Le président Macron et le Premier ministre Starmer parlent à présent d’envoyer unilatéralement des forces militaires françaises et britanniques en Ukraine. Le gouvernement travailliste de Starmer parle également d’une « coalition des volontaires », sans se soucier du fait que ce langage fait référence à l’invasion illégale de l’Irak menée par les États-Unis.

Pendant ce temps, l’Union européenne, avec la bénédiction de l’establishment politique européen, fait pression pour un énorme plan de dépenses militaires de 800 milliards d’euros qui sera financé par des obligations. La facilité avec laquelle cet argent a été déposé en dit long sur le caractère de l’UE. L’argent pour le « keynésianisme militaire » est facilement disponible, mais l’argent pour les besoins de la société civile n’est jamais disponible pour des raisons de responsabilité fiscale. La Grande-Bretagne, l’Allemagne, le Danemark et d’autres pays ont également proposé d’augmenter leurs propres dépenses militaires.

Le tournant militaro-keynésien aura des effets macroéconomiques positifs, et il est soutenu par le complexe militaro-industriel européen qui devrait en être un grand bénéficiaire. Cependant, ce complexe produit des armes, pas du beurre. Pire encore, il promet d’enfermer l’économie dans une logique de guerre qui épuise la marge de manœuvre budgétaire, ne laissant aucune place à l’augmentation des dépenses publiques dans les domaines de la science et de la technologie, de l’éducation, du logement et des infrastructures, qui sont pourtant à l’origine de la véritable prospérité.

En outre, le tournant militaro-keynésien aura des conséquences politiques négatives, car il renforcera la position politique et le pouvoir du complexe militaro-industriel et de ceux qui soutiennent le militarisme.
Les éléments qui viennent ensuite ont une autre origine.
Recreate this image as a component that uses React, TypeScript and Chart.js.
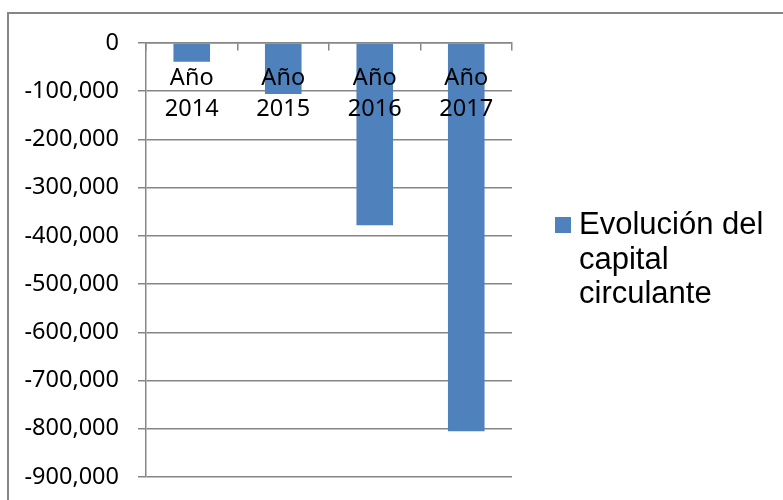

La célébration du militarisme se répercute également dans la pensée des électeurs, favorisant des développements politiques réactionnaires plus larges.

En résumé, les fruits politico-économiques de la marche de la folie promettent d’être amers et toxiques. Pour éviter ce destin, il faut que les libéraux et les sociaux-démocrates européens retrouvent leurs esprits. Malheureusement, cette perspective est peu réjouissante.